Sometimes life likes to throw you a curveball. You can catch it and let it take you into a new direction, or you can allow it to knock you on your ass. Personally, I like the first option.
All in all, life has been pretty darn good to me. I have a supportive family, as dysfunctional as it may be. I have the best friends anyone could ever ask for - who tolerate my crazy, understand my incoherent texts and outbursts, can practically read my mind, and support the wild streak in me - all while somehow keeping me grounded. I have a wonderful boyfriend who has seen me at my best and at my worst and still thinks the sun shines out my ass. I have a solid job and I've been fortunate enough to work with some extraordinary people. I've had the opportunity to go to academically strong schools and pursue higher education. I've been blessed with all the things I need to stand on my own and make my way in the world.

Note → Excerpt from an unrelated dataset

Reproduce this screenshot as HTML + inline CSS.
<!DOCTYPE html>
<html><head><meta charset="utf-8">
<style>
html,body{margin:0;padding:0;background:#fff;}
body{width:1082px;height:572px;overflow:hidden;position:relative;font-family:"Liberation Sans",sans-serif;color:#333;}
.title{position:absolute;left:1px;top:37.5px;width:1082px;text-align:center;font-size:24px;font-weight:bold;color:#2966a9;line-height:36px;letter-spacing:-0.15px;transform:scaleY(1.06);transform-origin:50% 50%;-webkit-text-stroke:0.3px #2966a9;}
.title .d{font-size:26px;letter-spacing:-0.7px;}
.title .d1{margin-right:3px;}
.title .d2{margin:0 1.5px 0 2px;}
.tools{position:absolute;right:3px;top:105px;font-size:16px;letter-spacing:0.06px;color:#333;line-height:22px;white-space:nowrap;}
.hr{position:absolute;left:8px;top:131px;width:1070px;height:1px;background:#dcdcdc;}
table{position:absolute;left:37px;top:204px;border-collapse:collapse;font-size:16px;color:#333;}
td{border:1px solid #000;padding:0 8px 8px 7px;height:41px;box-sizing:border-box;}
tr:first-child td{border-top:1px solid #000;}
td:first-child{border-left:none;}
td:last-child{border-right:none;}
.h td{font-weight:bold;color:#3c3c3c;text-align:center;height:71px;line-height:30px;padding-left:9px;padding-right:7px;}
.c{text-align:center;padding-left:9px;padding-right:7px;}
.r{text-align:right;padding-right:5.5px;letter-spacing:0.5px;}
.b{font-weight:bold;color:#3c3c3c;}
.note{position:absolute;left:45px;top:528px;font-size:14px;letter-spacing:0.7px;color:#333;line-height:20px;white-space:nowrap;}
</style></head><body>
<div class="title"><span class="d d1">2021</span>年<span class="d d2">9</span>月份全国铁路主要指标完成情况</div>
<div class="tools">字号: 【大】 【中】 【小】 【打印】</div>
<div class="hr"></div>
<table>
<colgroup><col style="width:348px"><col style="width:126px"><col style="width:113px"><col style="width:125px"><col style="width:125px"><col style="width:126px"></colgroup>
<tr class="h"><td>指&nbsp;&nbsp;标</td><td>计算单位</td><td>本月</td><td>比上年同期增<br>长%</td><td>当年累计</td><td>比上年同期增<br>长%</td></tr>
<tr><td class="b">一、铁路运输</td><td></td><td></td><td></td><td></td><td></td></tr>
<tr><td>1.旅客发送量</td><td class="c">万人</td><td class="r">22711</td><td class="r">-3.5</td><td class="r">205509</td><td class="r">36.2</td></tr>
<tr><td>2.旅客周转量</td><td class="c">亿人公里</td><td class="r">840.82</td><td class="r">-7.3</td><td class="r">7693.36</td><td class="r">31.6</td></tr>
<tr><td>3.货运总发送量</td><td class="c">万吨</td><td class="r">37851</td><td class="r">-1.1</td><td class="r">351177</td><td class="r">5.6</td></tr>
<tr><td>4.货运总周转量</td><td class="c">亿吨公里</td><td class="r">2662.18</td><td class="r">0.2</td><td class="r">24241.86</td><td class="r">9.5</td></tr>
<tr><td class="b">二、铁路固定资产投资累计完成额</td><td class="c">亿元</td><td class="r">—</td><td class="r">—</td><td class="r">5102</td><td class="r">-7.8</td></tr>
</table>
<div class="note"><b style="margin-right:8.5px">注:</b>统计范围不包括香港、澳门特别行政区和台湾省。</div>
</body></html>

I've realized recently, though, that I've been running myself absolutely ragged in the last couple of years. I'm tired. Not just physically, but mentally and emotionally. It's time for a major life overhaul. Now, I absolutely love my life, don't get me wrong. But at the same time, I realize that while life may be short, it's the longest thing I've got, so why not make the best of it? There's no sense in rushing through school and working like a dog when, at the end of the day, I don't feel satisfied. And to be completely honest, I feel most satisfied when I'm baking and I get to see my friends' and family's reactions to my creations, not when I ace an exam or nail an interview. This is precisely why I have decided to take a step back, slow my roll, and finally take care of me for a change.

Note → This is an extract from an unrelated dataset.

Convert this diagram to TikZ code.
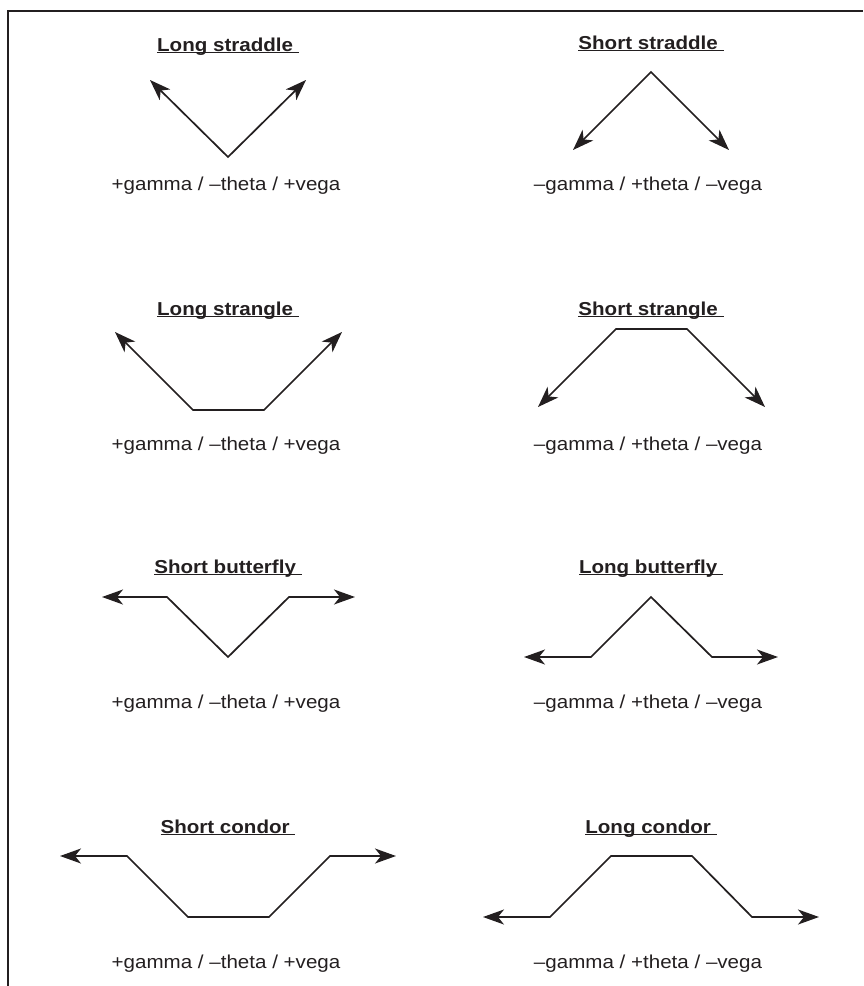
\documentclass[tikz,border=0pt]{standalone}
\usepackage{fontspec}
\setmainfont{Liberation Sans}[FakeStretch=1.1]
\usetikzlibrary{arrows.meta}
\definecolor{ink}{HTML}{231F20}
\tikzset{
  ln/.style={line width=1.7pt, draw=ink},
  tip/.style={ln, {Stealth[length=21pt,width=15pt,inset=6pt]}-{Stealth[length=21pt,width=15pt,inset=6pt]}},
  ttl/.style={font=\fontsize{18.7}{20}\selectfont\bfseries, anchor=base, inner sep=0pt, outer sep=0pt, text=ink},
  lbl/.style={font=\fontsize{18.7}{20}\selectfont, anchor=base, inner sep=0pt, outer sep=0pt, text=ink},
  uline/.style={draw=ink, line width=1.1pt},
}
\begin{document}
\begin{tikzpicture}[x=1pt,y=-1pt]
\useasboundingbox (0,0) rectangle (863,986);
% frame
\coordinate (f1) at (8,986);
\coordinate (f2) at (8,11);
\coordinate (f3) at (863,11);
\draw[draw=ink, line width=1.4pt] (f1) -- (f2) -- (f3);

% ---------- titles ----------
\node[ttl] (t1) at (228,51) {Long straddle\ \null};
\node[ttl] (t2) at (651,49) {Short straddle\ \null};
\node[ttl] (t3) at (228,315) {Long strangle\ \null};
\node[ttl] (t4) at (651,315) {Short strangle\ \null};
\node[ttl] (t5) at (228,573) {Short butterfly\ \null};
\node[ttl] (t6) at (651,573) {Long butterfly\ \null};
\node[ttl] (t7) at (228,833) {Short condor\ \null};
\node[ttl] (t8) at (651,833) {Long condor\ \null};
\foreach \t in {t1,t2,t3,t4,t5,t6,t7,t8}
  \draw[uline] ([yshift=-1.8pt]\t.base west) -- ([yshift=-1.8pt]\t.base east);

% ---------- labels ----------
\node[lbl] (l1) at (226,190) {+gamma / –theta / +vega};
\node[lbl] (l2) at (648,190) {–gamma / +theta / –vega};
\node[lbl] (l3) at (226,450) {+gamma / –theta / +vega};
\node[lbl] (l4) at (648,450) {–gamma / +theta / –vega};
\node[lbl] (l5) at (226,708) {+gamma / –theta / +vega};
\node[lbl] (l6) at (648,708) {–gamma / +theta / –vega};
\node[lbl] (l7) at (226,968) {+gamma / –theta / +vega};
\node[lbl] (l8) at (648,968) {–gamma / +theta / –vega};

% ---------- Long straddle ----------
\coordinate (a1) at (150,80);
\coordinate (b1) at (228,157);
\coordinate (c1) at (306,80);
\draw[tip] (a1) -- (b1) -- (c1);

% ---------- Short straddle ----------
\coordinate (a2) at (573,150);
\coordinate (b2) at (651,72);
\coordinate (c2) at (729,150);
\draw[tip] (a2) -- (b2) -- (c2);

% ---------- Long strangle ----------
\coordinate (a3) at (115,332);
\coordinate (b3) at (193,410);
\coordinate (c3) at (264,410);
\coordinate (d3) at (342,332);
\draw[tip] (a3) -- (b3) -- (c3) -- (d3);

% ---------- Short strangle ----------
\coordinate (a4) at (538,407);
\coordinate (b4) at (616,329);
\coordinate (c4) at (687,329);
\coordinate (d4) at (765,407);
\draw[tip] (a4) -- (b4) -- (c4) -- (d4);

% ---------- Short butterfly ----------
\coordinate (a5) at (102,597);
\coordinate (b5) at (167,597);
\coordinate (c5) at (228,657);
\coordinate (d5) at (289,597);
\coordinate (e5) at (355,597);
\draw[tip] (a5) -- (b5) -- (c5) -- (d5) -- (e5);

% ---------- Long butterfly ----------
\coordinate (a6) at (524,657);
\coordinate (b6) at (591,657);
\coordinate (c6) at (651,597);
\coordinate (d6) at (712,657);
\coordinate (e6) at (778,657);
\draw[tip] (a6) -- (b6) -- (c6) -- (d6) -- (e6);

% ---------- Short condor ----------
\coordinate (a7) at (60,856);
\coordinate (b7) at (127,856);
\coordinate (c7) at (188,917);
\coordinate (d7) at (269,917);
\coordinate (e7) at (330,856);
\coordinate (f7) at (396,856);
\draw[tip] (a7) -- (b7) -- (c7) -- (d7) -- (e7) -- (f7);

% ---------- Long condor ----------
\coordinate (a8) at (483,917);
\coordinate (b8) at (550,917);
\coordinate (c8) at (611,856);
\coordinate (d8) at (692,856);
\coordinate (e8) at (752,917);
\coordinate (f8) at (819,917);
\draw[tip] (a8) -- (b8) -- (c8) -- (d8) -- (e8) -- (f8);
\end{tikzpicture}
\end{document}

I still believe strongly in the power of education. While I feel that right now it would be beneficial to my health and overall well-being to either take time off from school for a short while or lighten my course load a bit, I still have every intention of finishing my degree. However, I also believe strongly in chasing your dreams. I dream of doing a lot of things: graduating from college, working in sports entertainment, working in the PR field, getting married, raising a family. But most of all, I dream of someday owning and operating my own super cool bakery-cafe type thing.

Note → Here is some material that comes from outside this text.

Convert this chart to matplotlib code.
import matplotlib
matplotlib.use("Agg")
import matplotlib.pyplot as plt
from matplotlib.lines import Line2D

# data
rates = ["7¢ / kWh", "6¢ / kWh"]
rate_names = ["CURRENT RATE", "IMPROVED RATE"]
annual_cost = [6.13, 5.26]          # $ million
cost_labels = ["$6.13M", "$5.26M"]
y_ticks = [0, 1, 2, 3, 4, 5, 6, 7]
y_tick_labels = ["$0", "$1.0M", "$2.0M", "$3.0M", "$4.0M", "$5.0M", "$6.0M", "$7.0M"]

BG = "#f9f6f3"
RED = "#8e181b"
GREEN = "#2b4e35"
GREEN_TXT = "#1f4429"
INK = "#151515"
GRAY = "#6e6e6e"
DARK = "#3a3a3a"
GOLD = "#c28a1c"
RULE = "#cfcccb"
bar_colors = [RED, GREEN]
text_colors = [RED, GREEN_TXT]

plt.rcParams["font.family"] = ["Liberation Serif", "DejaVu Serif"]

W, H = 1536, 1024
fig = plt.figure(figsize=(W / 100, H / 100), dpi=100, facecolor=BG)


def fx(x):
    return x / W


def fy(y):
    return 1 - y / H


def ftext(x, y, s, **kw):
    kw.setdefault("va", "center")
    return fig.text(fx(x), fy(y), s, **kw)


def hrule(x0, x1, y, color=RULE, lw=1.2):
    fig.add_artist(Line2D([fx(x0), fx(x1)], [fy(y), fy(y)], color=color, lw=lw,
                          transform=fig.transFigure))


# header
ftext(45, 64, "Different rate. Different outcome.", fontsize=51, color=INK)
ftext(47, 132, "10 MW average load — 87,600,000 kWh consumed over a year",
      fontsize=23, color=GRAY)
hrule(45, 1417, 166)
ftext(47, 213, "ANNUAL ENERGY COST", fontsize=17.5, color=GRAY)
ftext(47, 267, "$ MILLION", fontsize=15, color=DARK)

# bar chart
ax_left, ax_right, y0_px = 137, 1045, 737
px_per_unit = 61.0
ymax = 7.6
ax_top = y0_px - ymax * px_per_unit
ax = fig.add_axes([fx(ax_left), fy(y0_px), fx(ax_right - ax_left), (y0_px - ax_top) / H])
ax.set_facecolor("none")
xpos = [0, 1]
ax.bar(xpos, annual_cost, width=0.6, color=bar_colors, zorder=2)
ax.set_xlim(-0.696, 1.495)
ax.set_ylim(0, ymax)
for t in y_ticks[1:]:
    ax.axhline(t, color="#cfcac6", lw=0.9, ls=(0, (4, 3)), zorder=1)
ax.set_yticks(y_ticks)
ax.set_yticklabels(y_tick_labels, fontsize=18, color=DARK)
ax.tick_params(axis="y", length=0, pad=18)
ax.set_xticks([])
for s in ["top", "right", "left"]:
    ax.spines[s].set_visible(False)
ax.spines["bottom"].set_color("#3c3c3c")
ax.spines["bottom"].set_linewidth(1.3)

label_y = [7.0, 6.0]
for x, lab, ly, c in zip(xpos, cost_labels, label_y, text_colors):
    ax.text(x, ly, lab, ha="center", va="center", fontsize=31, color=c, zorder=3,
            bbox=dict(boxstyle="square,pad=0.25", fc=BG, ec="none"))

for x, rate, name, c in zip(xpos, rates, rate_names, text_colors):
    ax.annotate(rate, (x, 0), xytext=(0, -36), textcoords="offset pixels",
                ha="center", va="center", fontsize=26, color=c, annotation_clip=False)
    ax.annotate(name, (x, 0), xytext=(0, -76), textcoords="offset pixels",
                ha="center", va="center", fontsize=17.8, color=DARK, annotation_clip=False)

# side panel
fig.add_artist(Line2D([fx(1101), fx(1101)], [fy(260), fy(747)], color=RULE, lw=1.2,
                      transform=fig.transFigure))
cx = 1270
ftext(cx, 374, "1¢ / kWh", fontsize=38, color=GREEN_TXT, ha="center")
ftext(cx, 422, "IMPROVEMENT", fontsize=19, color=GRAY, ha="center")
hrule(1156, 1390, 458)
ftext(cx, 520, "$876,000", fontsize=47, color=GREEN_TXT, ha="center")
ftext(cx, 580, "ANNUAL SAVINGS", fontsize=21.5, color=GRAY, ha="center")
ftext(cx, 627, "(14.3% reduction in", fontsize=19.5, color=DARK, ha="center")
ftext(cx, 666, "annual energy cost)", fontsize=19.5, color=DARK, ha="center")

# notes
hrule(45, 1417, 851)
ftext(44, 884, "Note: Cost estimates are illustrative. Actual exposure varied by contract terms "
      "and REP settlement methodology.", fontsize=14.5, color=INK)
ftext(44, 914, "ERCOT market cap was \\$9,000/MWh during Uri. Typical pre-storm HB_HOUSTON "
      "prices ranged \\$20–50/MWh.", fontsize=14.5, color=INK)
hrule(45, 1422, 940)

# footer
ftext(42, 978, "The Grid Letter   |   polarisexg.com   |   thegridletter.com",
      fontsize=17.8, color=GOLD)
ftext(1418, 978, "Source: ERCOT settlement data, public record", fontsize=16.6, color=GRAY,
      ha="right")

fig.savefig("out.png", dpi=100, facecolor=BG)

I absolutely love to bake, and when I'm baking, I'm happiest. It keeps me sane and I love creating new sweets and treats that my friends and family enjoy. There's nothing better, I think, than making someone smile. I've realized recently that not only am I having a slight love affair with my mixing bowls, I'm also pretty good at baking. I don't want to sound pretentious or anything, but I love the fact that people ask for my recipes and that people who don't even know me think I'm great based on the things that come out of my oven. It's a pretty good feeling when I meet someone for the first time and they hug the shit out of me because they were given one of my cookies. In all honesty, if I could bake every single day for the rest of my life, I would die happy. I hope that someday, preferably before I'm old and senile, I have the ability to open my own bakery-cafe.
This is my vision:
- Brightly colored walls and decor
- Comfortable seating arranged in a way that facilitates community and conversation
- A large glass counter full of my specialties. Each baked good will be of my own recipe and made from scratch daily.
- The people working behind the counter and baking in the back with me will all be friends. It will be a family&friend business, owned and operated.
- Free WiFi for all patrons!
- A friendly and comfortable environment with uplifting music playing overhead, somewhere people will designate as their "spot" to hang out.
- Fruity drinks and coffee beverages on the menu
- Daily specials written on chalkboards
- Suggestion board for patrons to request baked goods
- Unassuming exterior: red brick or white store front with a sign reading "Becca's Sweets and Treats" hanging above the door
In the meantime, though, I'm going to continue to bake eighty cookies at a time in the middle of the night for no reason whatsoever, and consequently become the Cookie Fairy - dropping them off at various locations to the people whose days might need an extra sprinkle of sugar. Sounds like a sweet deal, no?